People who are genuinely interesting tend to have what might be called a “texture of life.” They are reading something odd. They tried something new last month, even if it did not go well. They have an opinion about a place they visited, or a person they read about, or a way of thinking about something small that turned out to be more layered than expected.
This is not about having exotic hobbies or impressive travel records. It is about being in contact with the world in ways that go past the functional. The person who spent two weeks learning to make bread, and can tell you what they noticed about the process, is more interesting to talk to than the person who did nothing because they were tired. Not because bread is interesting. But because curiosity is.
How Varied Interests Create Natural Depth
In conversation science, there is a concept called “rich associative networks.” It basically means that people who know a little about many things can make connections across domains that feel surprising and fresh to others. When someone links a thought about leadership to something they read about ant colonies, or connects a business. It does not feel rehearsed. It feels alive.
The writer Austin Kleon talks about the practice of “reading widely and promiscuously,” not to become an expert in many things, but to become the kind of thinker who surprises even themselves. That spirit, the willingness to wander into areas of interest with no clear purpose, is what builds conversational depth over time.
The habit is simple in description: do things. Read things. Watch things. Try things. Not to have content to share. Not to seem well-rounded. Just because the world is genuinely strange and full of material, and the people who pay attention to it are, almost by default, more interesting to spend time with.
Habit 5: Make Other People Feel Like the Most Interesting Person in the Room
This last one is the most quiet. And in many ways the most powerful.

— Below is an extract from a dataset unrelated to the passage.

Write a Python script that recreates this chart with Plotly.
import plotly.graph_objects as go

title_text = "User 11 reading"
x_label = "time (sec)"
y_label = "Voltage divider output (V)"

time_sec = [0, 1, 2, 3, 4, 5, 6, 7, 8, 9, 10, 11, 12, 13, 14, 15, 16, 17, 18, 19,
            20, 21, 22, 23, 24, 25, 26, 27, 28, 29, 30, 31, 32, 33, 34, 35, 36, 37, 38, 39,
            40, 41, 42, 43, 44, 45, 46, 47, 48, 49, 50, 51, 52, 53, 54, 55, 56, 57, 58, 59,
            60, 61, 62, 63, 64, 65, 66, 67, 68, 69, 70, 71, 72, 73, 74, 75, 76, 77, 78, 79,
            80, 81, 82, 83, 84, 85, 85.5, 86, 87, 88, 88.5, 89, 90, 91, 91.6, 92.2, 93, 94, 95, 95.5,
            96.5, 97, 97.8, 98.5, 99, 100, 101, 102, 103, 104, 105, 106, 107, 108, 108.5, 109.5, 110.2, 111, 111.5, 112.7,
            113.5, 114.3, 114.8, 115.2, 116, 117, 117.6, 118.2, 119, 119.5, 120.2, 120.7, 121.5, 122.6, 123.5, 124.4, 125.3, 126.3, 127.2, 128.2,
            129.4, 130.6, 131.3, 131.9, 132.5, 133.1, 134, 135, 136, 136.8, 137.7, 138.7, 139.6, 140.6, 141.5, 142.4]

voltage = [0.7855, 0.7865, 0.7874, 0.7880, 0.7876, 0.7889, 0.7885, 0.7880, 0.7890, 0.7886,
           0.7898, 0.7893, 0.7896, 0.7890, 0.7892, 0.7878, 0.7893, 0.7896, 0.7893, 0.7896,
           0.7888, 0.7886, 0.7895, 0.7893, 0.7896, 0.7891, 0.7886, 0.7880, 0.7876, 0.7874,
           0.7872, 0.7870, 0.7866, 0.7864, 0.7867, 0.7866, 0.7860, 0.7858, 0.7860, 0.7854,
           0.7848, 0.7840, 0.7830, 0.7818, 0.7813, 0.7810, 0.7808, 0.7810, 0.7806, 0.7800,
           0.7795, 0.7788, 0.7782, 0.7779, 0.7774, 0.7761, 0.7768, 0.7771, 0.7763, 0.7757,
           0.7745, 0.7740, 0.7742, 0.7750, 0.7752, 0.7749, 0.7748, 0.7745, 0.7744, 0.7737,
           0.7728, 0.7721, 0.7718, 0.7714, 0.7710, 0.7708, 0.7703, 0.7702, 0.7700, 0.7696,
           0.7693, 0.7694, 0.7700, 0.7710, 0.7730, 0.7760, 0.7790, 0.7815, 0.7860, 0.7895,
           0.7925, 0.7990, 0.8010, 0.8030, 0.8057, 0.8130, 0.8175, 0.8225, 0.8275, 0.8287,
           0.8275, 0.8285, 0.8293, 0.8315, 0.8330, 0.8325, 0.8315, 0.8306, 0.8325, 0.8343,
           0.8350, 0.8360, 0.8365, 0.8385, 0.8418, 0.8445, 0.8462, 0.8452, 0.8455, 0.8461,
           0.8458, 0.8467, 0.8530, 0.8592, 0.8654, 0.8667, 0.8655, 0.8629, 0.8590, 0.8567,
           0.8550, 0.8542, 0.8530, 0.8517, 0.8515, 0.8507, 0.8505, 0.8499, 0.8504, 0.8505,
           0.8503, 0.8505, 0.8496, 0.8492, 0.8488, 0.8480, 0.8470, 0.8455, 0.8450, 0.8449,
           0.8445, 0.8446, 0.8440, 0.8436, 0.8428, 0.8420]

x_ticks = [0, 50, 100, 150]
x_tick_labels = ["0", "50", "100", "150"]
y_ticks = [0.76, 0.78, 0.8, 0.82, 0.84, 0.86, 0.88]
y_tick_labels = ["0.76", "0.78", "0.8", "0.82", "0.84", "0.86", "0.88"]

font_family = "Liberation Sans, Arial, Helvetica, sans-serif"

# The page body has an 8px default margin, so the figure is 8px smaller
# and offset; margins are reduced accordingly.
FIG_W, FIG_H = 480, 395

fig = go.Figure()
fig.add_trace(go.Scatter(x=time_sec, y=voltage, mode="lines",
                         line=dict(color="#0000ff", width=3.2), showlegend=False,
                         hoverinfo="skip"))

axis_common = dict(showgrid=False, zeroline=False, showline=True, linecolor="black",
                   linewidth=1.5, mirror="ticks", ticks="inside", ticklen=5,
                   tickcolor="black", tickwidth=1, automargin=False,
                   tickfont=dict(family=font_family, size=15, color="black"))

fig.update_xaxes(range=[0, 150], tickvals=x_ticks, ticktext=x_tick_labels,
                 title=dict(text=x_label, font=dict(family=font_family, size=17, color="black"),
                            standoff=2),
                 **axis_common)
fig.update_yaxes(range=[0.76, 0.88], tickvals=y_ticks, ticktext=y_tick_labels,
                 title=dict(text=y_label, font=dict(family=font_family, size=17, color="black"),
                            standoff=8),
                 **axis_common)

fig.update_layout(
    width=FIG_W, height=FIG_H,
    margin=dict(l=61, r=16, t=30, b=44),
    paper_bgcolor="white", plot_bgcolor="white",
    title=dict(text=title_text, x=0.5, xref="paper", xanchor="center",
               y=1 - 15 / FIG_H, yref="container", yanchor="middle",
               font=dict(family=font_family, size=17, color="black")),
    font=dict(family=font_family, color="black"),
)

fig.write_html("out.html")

Most people, when in a social setting, are focused at least partly on how they are coming across. Are they funny enough? Smart enough? Did that last thing they said land? This is not vanity. It is human. But it is also the reason most social interactions stay shallow.
The people who tend to be most remembered and most sought out in social life have learned, consciously or not, to flip this. Instead of trying to be the most interesting person in the room, they make other people feel that way. They listen closely. They remember details. They say, “wait, you mentioned last time that you were thinking about X, how did that go?”
This does not require a perfect memory or special skill. It requires genuine interest. And when you are genuinely interested in another person, they feel it. It is hard to fake and easy to sense.
The Subtle Art of Making People Feel Seen
There is a phrase that comes up a lot in the writing of Maya Angelou: people will forget what you said, but they will never forget how you made them feel. It is a line that gets shared often, which usually means it has hit something true.
In social terms, making someone feel seen is one of the most rare and valuable things one person can do for another. Not seen in a grand, theatrical way. Seen in small moments. When you reference something specific they told you. When you ask how a thing turned out that they were worried about. When you let them be the expert on their own life without jumping in to compare or correct.
This habit, at its core, is about putting your own social ego aside for a moment and becoming genuinely curious about the person in front of you. Not as a strategy. As a practice. As a way of being in conversation. And the strange return on this is that the people who do it tend to be thought of as more interesting, more compelling, and more worth knowing than almost anyone who tries hard to be all those things directly.
Key Takeaways
- Being interesting is less about what you say and more about how present you are when others are speaking.
- A real, considered opinion, offered calmly, is more compelling than polished agreement.
- People remember how they felt in a conversation far longer than they remember what was said.
- Having a life outside of work gives you material, but more than that, it gives you texture and real curiosity.
- Asking questions that require thought, and then staying with the answer, is one of the rarest social moves there is.
- Trying to be the most interesting person in the room almost always backfires. Making others feel that way rarely does.
A Final Thought
There is something a bit uncomfortable in all of this. Because if you read it closely, the core of every habit here is a kind of selflessness. Not the grand kind. Just the quiet daily kind. The habit of putting genuine attention on the person in front of you, of bringing your real self to a conversation rather than a curated version of it, of being curious about the world and honest about your take on it.
Most people want to be more interesting. Far fewer are willing to be more genuine. And yet that is almost always the same thing.
As the philosopher Simone Weil wrote, “attention is the rarest and purest form of generosity.” It is worth thinking about that in the context of how you show up in a room, in a conversation, in a relationship. Not as a goal to hit. Just as a quiet standard to hold yourself to, one interaction at a time.